Чтобы убедиться в этом, стоит бросить взгляд на нравы французского королевского двора в первой половине следующего столетия, обратившись к сочинению Брантома «Галантные дамы». Этот автор убедительно показывает, как при дворе утверждались нормы весьма свободных любовных отношений, в которые женщины могли вступать, все менее беспокоясь об ущербе своей чести. Заботу о защите доброго имени придворных дам брали на себя короли. Так, Франциск I, который, как замечает Брантом, «хотя и держался того мнения, что дамы очень непостоянны и склонны к измене», тем не менее «очень любил дам и не терпел, когда о них злословили при дворе, и требовал, чтобы им выказывали большое уважение и почет».{621} Однажды он даже чуть не отправил на плаху молодого дворянина за то, что тот позволил выразиться неуважительно об одной из дам. Генрих II также не переносил клеветы на женщин и, если любил послушать анекдоты про женские проделки, то лишь такие, в которых не задевалась ничья честь.{622} Нужно ли было при этом утаивать любовные отношения?
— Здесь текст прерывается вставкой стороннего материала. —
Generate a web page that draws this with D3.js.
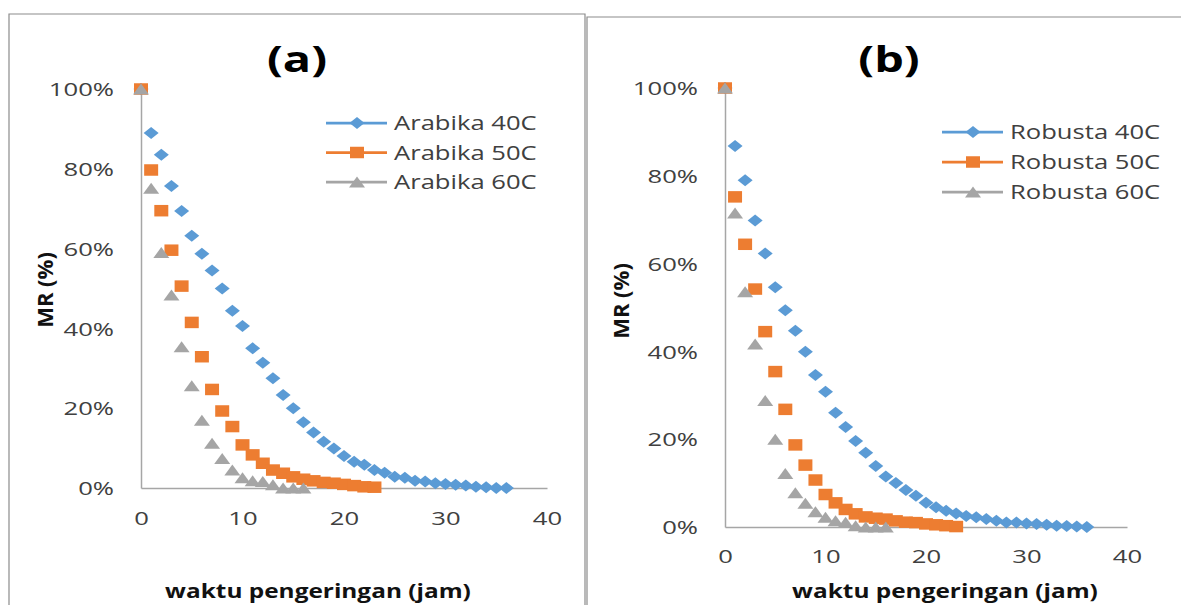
<!DOCTYPE html>
<html>
<head>
<meta charset="utf-8">
<script src="https://cdn.jsdelivr.net/npm/d3@7"></script>
<style>
  html, body { margin: 0; padding: 0; background: #fff; }
  svg { display: block; font-family: "Open Sans", sans-serif; }
</style>
</head>
<body>
<div id="chart"></div>
<script>
// MR (%), one value per hour starting at 0
const arabika40 = [100, 89, 83.5, 75.7, 69.4, 63.2, 58.7, 54.5, 50, 44.4, 40.6, 35, 31.4, 27.5, 23.3, 20, 16.5, 13.9, 11.6, 9.9, 8, 6.6, 5.8, 4.5, 3.8, 2.8, 2.6, 1.8, 1.6, 1.2, 1.0, 0.8, 0.6, 0.3, 0.2, 0, 0];
const arabika50 = [100, 79.7, 69.5, 59.6, 50.6, 41.5, 32.9, 24.7, 19.3, 15.4, 10.8, 8.3, 6.2, 4.5, 3.7, 2.8, 2.2, 1.8, 1.4, 1.2, 0.9, 0.6, 0.3, 0.2];
const arabika60 = [100, 75.1, 59, 48.4, 35.4, 25.6, 17, 11.2, 7.4, 4.5, 2.6, 1.8, 1.6, 0.8, 0, 0, 0];
const robusta40 = [100, 86.8, 79, 69.8, 62.3, 54.6, 49.4, 44.7, 39.9, 34.6, 30.8, 26, 22.8, 19.6, 16.9, 13.9, 11.5, 10, 8.4, 7.1, 5.5, 4.5, 3.7, 3.1, 2.5, 2.2, 1.8, 1.4, 1.0, 1.0, 0.8, 0.7, 0.5, 0.3, 0.2, 0.1, 0];
const robusta50 = [100, 75.2, 64.4, 54.2, 44.5, 35.4, 26.8, 18.7, 14.1, 10.7, 7.4, 5.5, 4.0, 3.0, 2.3, 2.0, 1.8, 1.4, 1.1, 1.0, 0.7, 0.5, 0.3, 0.1];
const robusta60 = [100, 71.5, 53.6, 41.7, 28.8, 20, 12.2, 7.8, 5.4, 3.5, 2.2, 1.4, 1.1, 0.3, 0, 0, 0];

const arabikaLabels = ["Arabika 40C", "Arabika 50C", "Arabika 60C"];
const robustaLabels = ["Robusta 40C", "Robusta 50C", "Robusta 60C"];
const panelTitles = ["(a)", "(b)"];
const xTicks = [0, 10, 20, 30, 40];
const yTicks = [0, 20, 40, 60, 80, 100];
const xTitle = "waktu pengeringan (jam)";
const yTitle = "MR (%)";

const colors = ["#5B9BD5", "#ED7D31", "#A5A5A5"];
const markers = ["diamond", "square", "triangle"];

const width = 1181, height = 605;

// the original figure is stretched sideways, so text is too
const SX_TICK = 1.35, SX_LEG = 1.28, SX_AXT = 1.22, SX_TTL = 1.3;

const panels = [
  { title: panelTitles[0], series: [arabika40, arabika50, arabika60], labels: arabikaLabels,
    frame: { l: 9, t: 14, r: 585 }, plot: { l: 141, r: 547, t: 89, b: 488 },
    titlePos: [297, 72], legend: { x: 326, y: 123, dy: 29.5 }, xLabY: 518,
    xTitlePos: [318, 598], yTitlePos: [53, 290] },
  { title: panelTitles[1], series: [robusta40, robusta50, robusta60], labels: robustaLabels,
    frame: { l: 587, t: 17, r: 1200 }, plot: { l: 725, r: 1127, t: 88, b: 527 },
    titlePos: [889, 72], legend: { x: 942, y: 132, dy: 30 }, xLabY: 556,
    xTitlePos: [945, 598], yTitlePos: [629, 301] }
];

function markerPath(kind) {
  if (kind === "diamond") return "M0,-6L7.5,0L0,6L-7.5,0Z";
  if (kind === "square") return "M-7,-5.75H7V5.75H-7Z";
  return "M0,-5.5L8,5.5L-8,5.5Z";
}

const svg = d3.select("#chart").append("svg")
  .attr("width", width)
  .attr("height", height);

panels.forEach(p => {
  const g = svg.append("g");

  // chart frame
  g.append("path")
    .attr("d", `M${p.frame.l},${height + 5}V${p.frame.t}H${p.frame.r}V${height + 5}`)
    .attr("fill", "none")
    .attr("stroke", "#8c8c8c")
    .attr("stroke-width", 1.2);

  const x = d3.scaleLinear().domain([0, 40]).range([p.plot.l, p.plot.r]);
  const y = d3.scaleLinear().domain([0, 100]).range([p.plot.b, p.plot.t]);

  // axes
  const yAxis = g.append("g")
    .attr("transform", `translate(${p.plot.l},0)`)
    .call(d3.axisLeft(y).tickValues(yTicks).tickSize(0).tickFormat(d => d + "%"));
  const xAxis = g.append("g")
    .attr("transform", `translate(0,${p.plot.b})`)
    .call(d3.axisBottom(x).tickValues(xTicks).tickSize(0));

  [yAxis, xAxis].forEach(a => {
    a.select(".domain").attr("stroke", "#a6a6a6").attr("stroke-width", 1.5);
    a.selectAll("text")
      .attr("fill", "#404040")
      .style("font-size", "19px")
      .attr("font-family", "Open Sans");
  });
  yAxis.selectAll("text")
    .attr("x", null).attr("dy", "0.35em")
    .attr("text-anchor", "end")
    .attr("transform", `translate(${-(p.plot.l - (p.plot.l - 27))},0) scale(${SX_TICK},1)`);
  xAxis.selectAll("text")
    .attr("y", null).attr("dy", "0.35em")
    .attr("transform", `translate(0,${p.xLabY - p.plot.b}) scale(${SX_TICK},1)`);

  // points, 40C first so 60C sits on top
  p.series.forEach((vals, si) => {
    g.append("g")
      .selectAll("path")
      .data(vals)
      .join("path")
      .attr("d", markerPath(markers[si]))
      .attr("fill", colors[si])
      .attr("transform", (d, i) => `translate(${x(i)},${y(d)})`);
  });

  // panel title
  g.append("text")
    .attr("transform", `translate(${p.titlePos[0]},${p.titlePos[1]}) scale(${SX_TTL},1)`)
    .attr("text-anchor", "middle")
    .attr("font-weight", "bold")
    .style("font-size", "36px")
    .attr("fill", "#000")
    .text(p.title);

  // axis titles
  g.append("text")
    .attr("transform", `translate(${p.xTitlePos[0]},${p.xTitlePos[1]}) scale(${SX_AXT},1)`)
    .attr("text-anchor", "middle")
    .attr("font-weight", "bold")
    .style("font-size", "20px")
    .attr("fill", "#111")
    .text(xTitle);

  g.append("text")
    .attr("transform", `translate(${p.yTitlePos[0]},${p.yTitlePos[1]}) rotate(-90)`)
    .attr("text-anchor", "middle")
    .attr("font-weight", "bold")
    .style("font-size", "22px")
    .attr("fill", "#111")
    .text(yTitle);

  // legend
  const leg = g.append("g")
    .selectAll("g")
    .data(p.labels)
    .join("g")
    .attr("transform", (d, i) => `translate(${p.legend.x},${p.legend.y + i * p.legend.dy})`);

  leg.append("line")
    .attr("x1", 0).attr("x2", 61)
    .attr("stroke", (d, i) => colors[i])
    .attr("stroke-width", 2.75);
  leg.append("path")
    .attr("d", (d, i) => markerPath(markers[i]))
    .attr("transform", "translate(31,0)")
    .attr("fill", (d, i) => colors[i]);
  leg.append("text")
    .attr("transform", `translate(68,0) scale(${SX_LEG},1)`)
    .attr("dy", "0.35em")
    .style("font-size", "20px")
    .attr("fill", "#404040")
    .text(d => d);
});
</script>
</body>
</html>
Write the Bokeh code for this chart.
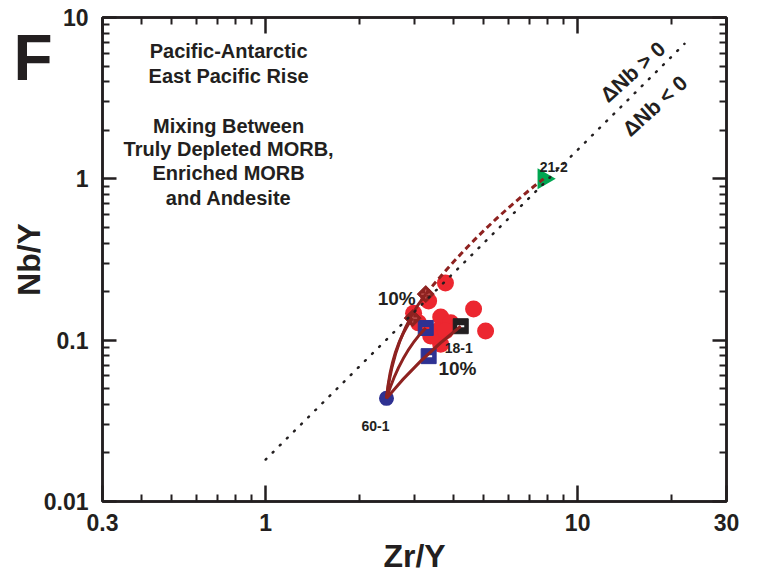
import numpy as np
from bokeh.plotting import figure
from bokeh.models import LogAxis, FixedTicker, CustomJSTickFormatter, Label
from bokeh.embed import file_html
from bokeh.resources import INLINE

# ---------------- data ----------------
# EPR basalts (red circles)
red_zr = [3.77, 3.33, 2.98, 3.64, 3.92, 3.56, 3.64, 4.64, 5.07, 3.09, 3.38, 3.77]
red_nb = [0.226, 0.175, 0.147, 0.139, 0.128, 0.114, 0.0944, 0.156, 0.114, 0.128, 0.106, 0.114]

# end members
depleted_zr, depleted_nb = [2.44], [0.0436]      # 60-1 truly depleted MORB
enriched_zr, enriched_nb = [7.78], [1.0]         # 21-2 enriched MORB
andesite_zr, andesite_nb = [4.22], [0.122]       # 18-1 andesite

# 10% mixing points
mix_e_zr, mix_e_nb = [3.26, 2.96], [0.193, 0.137]     # brown diamonds
mix_a_zr, mix_a_nb = [3.26, 3.33], [0.119, 0.0796]    # blue squares

# mixing curves: start, end and control point (data units)
curve_x0 = [2.44, 2.44, 2.44, 2.44]
curve_y0 = [0.0436, 0.0436, 0.0436, 0.0436]
curve_x1 = [3.26, 2.96, 3.26, 4.22]
curve_y1 = [0.193, 0.137, 0.119, 0.122]
curve_cx = [2.58, 2.53, 2.71, 3.09]
curve_cy = [0.108, 0.0918, 0.083, 0.0762]

# dashed continuation toward enriched MORB
ext_x0, ext_y0 = [3.26], [0.193]
ext_x1, ext_y1 = [7.78], [1.0]
ext_cx, ext_cy = [4.82], [0.489]

# Delta Nb = 0 reference line
dnb_zr = [1.0, 22.0]
dnb_nb = [0.0182, 6.87]

x_ticks = [0.3, 1, 10, 30]
x_minor = [0.4, 0.5, 0.6, 0.7, 0.8, 0.9, 2, 3, 4, 5, 6, 7, 8, 9, 20]
y_ticks = [0.01, 0.1, 1, 10]
y_minor = [0.02, 0.03, 0.04, 0.05, 0.06, 0.07, 0.08, 0.09,
           0.2, 0.3, 0.4, 0.5, 0.6, 0.7, 0.8, 0.9,
           2, 3, 4, 5, 6, 7, 8, 9]

# ---------------- style ----------------
RED = "#EC2730"
BLUE = "#2E3192"
GREEN = "#00A651"
BROWN = "#8E2220"
INK = "#231F20"
FONT = "Liberation Sans"

p = figure(width=759, height=573, x_axis_type="log", y_axis_type="log",
           x_range=(0.3, 30), y_range=(0.01, 10),
           output_backend="svg", toolbar_location=None,
           min_border_left=102, min_border_right=33,
           min_border_top=17, min_border_bottom=72)
p.grid.visible = False
p.outline_line_color = INK
p.outline_line_width = 2.5
p.background_fill_color = "white"
p.border_fill_color = "white"

fmt = CustomJSTickFormatter(code="return tick.toString();")


def style_axis(ax, ticks, minor, show_labels, major_len):
    ax.ticker = FixedTicker(ticks=ticks, minor_ticks=minor)
    ax.axis_line_color = INK
    ax.axis_line_width = 2.5
    ax.major_tick_line_color = INK
    ax.major_tick_line_width = 2.5
    ax.minor_tick_line_color = INK
    ax.minor_tick_line_width = 2
    ax.major_tick_in = major_len
    ax.major_tick_out = 0
    ax.minor_tick_in = 7
    ax.minor_tick_out = 0
    if show_labels:
        ax.formatter = fmt
        ax.major_label_text_font = FONT
        ax.major_label_text_font_style = "bold"
        ax.major_label_text_font_size = "23px"
        ax.major_label_text_color = INK
    else:
        ax.major_label_text_font_size = "0px"
        ax.major_label_text_color = None
        ax.major_label_standoff = 0


xax = p.xaxis[0]
yax = p.yaxis[0]
style_axis(xax, x_ticks, x_minor, True, 16)
xax.major_label_standoff = 12
style_axis(yax, y_ticks, y_minor, True, 14)
yax.major_label_standoff = 14
yax.axis_label = "Nb/Y"
yax.axis_label_text_font = FONT
yax.axis_label_text_font_style = "bold"
yax.axis_label_text_font_size = "32px"
yax.axis_label_text_color = INK
yax.axis_label_standoff = -6

top = LogAxis()
style_axis(top, x_ticks, x_minor, False, 16)
p.add_layout(top, "above")
right = LogAxis()
style_axis(right, y_ticks, y_minor, False, 14)
p.add_layout(right, "right")

# panel letter "F": a single-tick label axis outside the y axis
f_axis = LogAxis(ticker=FixedTicker(ticks=[5.64], minor_ticks=[]),
                 formatter=CustomJSTickFormatter(code="return 'F';"),
                 axis_line_color=None, major_tick_line_color=None,
                 minor_tick_line_color=None,
                 major_tick_in=0, major_tick_out=0, minor_tick_in=0, minor_tick_out=0,
                 major_label_standoff=-45,
                 major_label_text_font=FONT, major_label_text_font_style="bold",
                 major_label_text_font_size="64px", major_label_text_color=INK)
p.add_layout(f_axis, "left")


def make_label(x, y, text, size, angle=0):
    return Label(x=x, y=y, text=text, text_font=FONT, text_font_style="bold",
                 text_font_size=size, text_color=INK, text_align="center",
                 text_baseline="middle", angle=angle, angle_units="deg")


# x-axis title lives in the bottom panel (drawn at its data position)
p.add_layout(make_label(3.0, 0.00462, "Zr/Y", "32px"), "below")

# ---------------- marks ----------------
p.scatter(red_zr, red_nb, marker="circle", size=17, fill_color=RED, line_color=None)

p.scatter(andesite_zr, andesite_nb, marker="square", size=15, fill_color=INK, line_color=INK)
p.scatter(andesite_zr, andesite_nb, marker="dash", size=7, line_color="white", line_width=2)

p.scatter(mix_a_zr, mix_a_nb, marker="square", size=15, fill_color=BLUE, line_color=BLUE)
p.scatter(mix_a_zr, mix_a_nb, marker="dash", size=7, line_color=[RED, "white"], line_width=2)

p.scatter(mix_e_zr, mix_e_nb, marker="square", angle=45, angle_units="deg", size=12,
          fill_color=BROWN, line_color=BROWN)
p.scatter(mix_e_zr, mix_e_nb, marker="cross", size=9, line_color="#C65A55", line_width=1.2)

p.scatter(enriched_zr, enriched_nb, marker="triangle", angle=-90, angle_units="deg",
          size=21, fill_color=GREEN, line_color=None)
p.scatter(depleted_zr, depleted_nb, marker="circle", size=15, fill_color=BLUE, line_color=None)

p.quadratic(x0=curve_x0, y0=curve_y0, x1=curve_x1, y1=curve_y1,
            cx=curve_cx, cy=curve_cy, line_color=BROWN, line_width=3)
p.quadratic(x0=ext_x0, y0=ext_y0, x1=ext_x1, y1=ext_y1, cx=ext_cx, cy=ext_cy,
            line_color=BROWN, line_width=3, line_dash="6 4")

p.line(dnb_zr, dnb_nb, line_color=INK, line_width=2.5, line_dash="1 9", line_cap="round")

# ---------------- texts inside the frame ----------------
for args in [
    (0.761, 6.24, "Pacific-Antarctic", "20px"),
    (0.761, 4.36, "East Pacific Rise", "20px"),
    (0.761, 2.13, "Mixing Between", "20px"),
    (0.761, 1.536, "Truly Depleted MORB,", "20px"),
    (0.761, 1.09, "Enriched MORB", "20px"),
    (0.761, 0.762, "and Andesite", "20px"),
    (8.38, 1.187, "21-2", "14px"),
    (2.25, 0.0292, "60-1", "14px"),
    (4.16, 0.0892, "18-1", "14px"),
    (2.63, 0.1824, "10%", "19px"),
    (4.12, 0.067, "10%", "19px"),
]:
    p.add_layout(make_label(*args))

p.add_layout(make_label(15.0, 4.62, "\u0394Nb > 0", "21px", angle=42))
p.add_layout(make_label(17.65, 2.84, "\u0394Nb < 0", "21px", angle=42))

open("out.html", "w").write(file_html(p, INLINE))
Хотя Брантом и утверждает, что «дамы должны быть всеми почитаемы, а их любовь и склонности держаться в тайне»,{623} все же эта куртуазная, придворная любовь явно шла к тому, чтобы не таиться и добиваться своего морального оправдания, для чего необходимо было искоренить злословие по ее поводу, оскорбительное для женщин. Не случайно тот же Франциск I не только сам не скрывал своих сердечных привязанностей, но, по свидетельству Брантома, и от придворных требовал, чтобы они открыто приходили ко двору со своими возлюбленными. Дальнейшая история придворной жизни во Франции дает еще более убедительные свидетельства того, что за женщинами закреплялось как бы право на внебрачную любовь, и эта «новая» куртуазность достигла своего расцвета при дворе Людовика XV. Но вернемся, однако, к временам короля Рене, когда этот поворот в развитии куртуазной любви дает впервые о себе ясно знать, и не только в литературе, но и в придворной жизни. Здесь стоит вспомнить одну персону, которая в свете этих перемен приобретает символическое значение. Это знаменитая любовница французского короля Карла VII Агнесса Сорель. Она стала первой из возлюбленных французских королей, которую венценосный поклонник не утаивал, а, напротив, являл всем в почете и величии. И их дочери не пропали в безвестности, но сделали блестящие партии.